Prepare the kirsch syrup

In a saucepan, bring the water to a boil with the sugar. Remove from the heat and add the kirsch.

Cut the biscuit into 3 discs. Place the first disc inside an 7-inch (18 cm) flan ring (3 inches and higher). Place this on a piece of cardboard (or parchment paper) cut in an 7-inch circle. Using a pastry brush, brush the disc with the kirsch syrup. Coat the biscuit with a half of diplomat cream. Sprinkle with the drained cherries and cover the rest cream. Place the second disc on top and soak it with the kirsch syrup.

Prepare the kirsch syrup

Chop the chocolate. Place it in a bowl and melt it in a microwave. Remove from the microwave and incorporate 2 tbsp of cream. Whip the remaining cream until stiff, then incorporate the chocolate mixture and gently mix it together.

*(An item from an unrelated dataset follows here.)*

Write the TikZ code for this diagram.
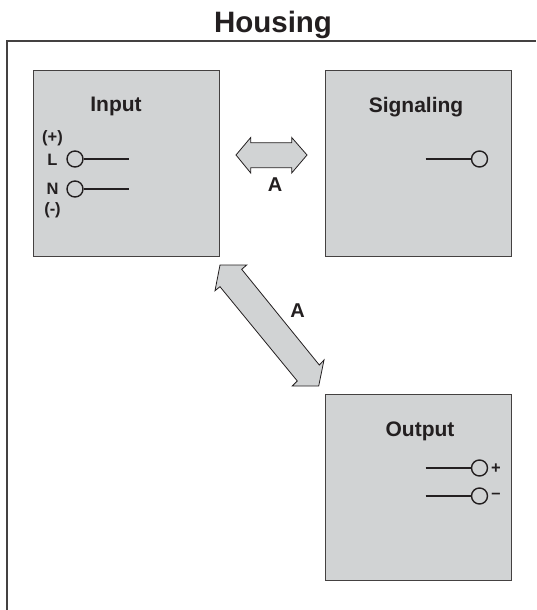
\documentclass[tikz,border=0pt]{standalone}
\usepackage{fontspec}
\setmainfont{Liberation Sans}
\definecolor{boxgray}{HTML}{D1D3D4}
\definecolor{ink}{HTML}{231F20}
\tikzset{
  panel/.style={draw=ink!85,fill=boxgray,line width=1.1pt,minimum width=186pt,minimum height=186pt,inner sep=0pt,anchor=north west},
  term/.style={circle,draw=ink,fill=boxgray,line width=1.4pt,minimum size=16pt,inner sep=0pt},
  wire/.style={draw=ink,line width=1.4pt},
  dblarrow/.style={draw=ink,fill=boxgray,line width=0.8pt,line join=miter},
  paneltitle/.style={font=\fontsize{21}{24}\selectfont\bfseries,text=ink,inner sep=0pt},
  smalllabel/.style={font=\fontsize{16.5}{18}\selectfont\bfseries,text=ink,inner sep=0pt},
  arrowlabel/.style={font=\fontsize{20}{22}\selectfont\bfseries,text=ink,inner sep=0pt}
}
\begin{document}
\begin{tikzpicture}[x=1pt,y=-1pt]
\useasboundingbox (0,0) rectangle (536,610);
\node[font=\fontsize{29.5}{32}\selectfont\bfseries,text=ink,inner sep=0pt] (housing) at (273,24.5) {Housing};
\draw[draw=ink!85,line width=1.4pt] (7,610) -- (7,41) -- (536,41);
\node[panel] (input) at (32.5,69.5) {};
\node[panel] (signaling) at (324.5,69.5) {};
\node[panel] (output) at (324.5,394) {};
\node[paneltitle] (tinput) at (116,106.5) {Input};
\node[paneltitle] (tsignaling) at (416,107.5) {Signaling};
\node[paneltitle] (toutput) at (420,431.5) {Output};
\node[term] (cl) at (75,159) {};
\coordinate (el) at (129,159);
\draw[wire] (cl) -- (el);
\node[term] (cn) at (75,189) {};
\coordinate (en) at (129,189);
\draw[wire] (cn) -- (en);
\node[smalllabel] (plus) at (52.5,138) {(+)};
\node[smalllabel] (l) at (52.5,160) {L};
\node[smalllabel] (n) at (52.5,188.5) {N};
\node[smalllabel] (minus) at (52.5,210) {(-)};
\node[term] (cs) at (479.5,159) {};
\coordinate (es) at (425.5,159);
\draw[wire] (es) -- (cs);
\node[term] (cp) at (479.5,468) {};
\coordinate (ep) at (425.5,468);
\draw[wire] (ep) -- (cp);
\node[term] (cm) at (479.5,496) {};
\coordinate (em) at (425.5,496);
\draw[wire] (em) -- (cm);
\node[smalllabel] (op) at (496,469) {+};
\node[smalllabel] (om) at (496,496) {–};
\draw[dblarrow] (236,155) -- (250.7,137.5) -- (250.7,142.7) -- (291.7,142.7) -- (291.7,137.5) -- (307,155) -- (291.7,173) -- (291.7,167.7) -- (250.7,167.7) -- (250.7,173) -- cycle;
\draw[dblarrow] (220,265) -- (246.7,265) -- (241.7,269.3) -- (319.3,365) -- (324,360) -- (318.7,386) -- (292.3,386) -- (297.3,381) -- (220,286.7) -- (215,290.7) -- cycle;
\node[arrowlabel] (a1) at (275,184.5) {A};
\node[arrowlabel] (a2) at (297.5,310.5) {A};
\end{tikzpicture}
\end{document}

Coat the second biscuit disc with the dark chocolate cream. Place the third biscuit disc on top and soak it with the kirsch syrup. Place the cake in the freezer for 2 hours or in the refrigerator for 6-7 hours or overnight.

Remove the chilled cake and remove the flan ring with the help of a hair-dryer. Whip the cream and sugar until stiff. Spread a layer of whipped cream over the top and sides of the cake, then comb the sides with a pastry comb. Put 3-4 tbsp of the whipped cream into a piping bag fitted with a “star” or fluted pastry tip. Pipe rosettes of cream around the edge of the top of the cake. Pat the maraschino cherries dry and place one in the center of each rosette.

Warm the chocolate slightly. Wait 5 minutes, then shave off curls of chocolate with a vegetable peeler. Garnish the top of the cake with the shavings. Now you can serve it. Enjoy!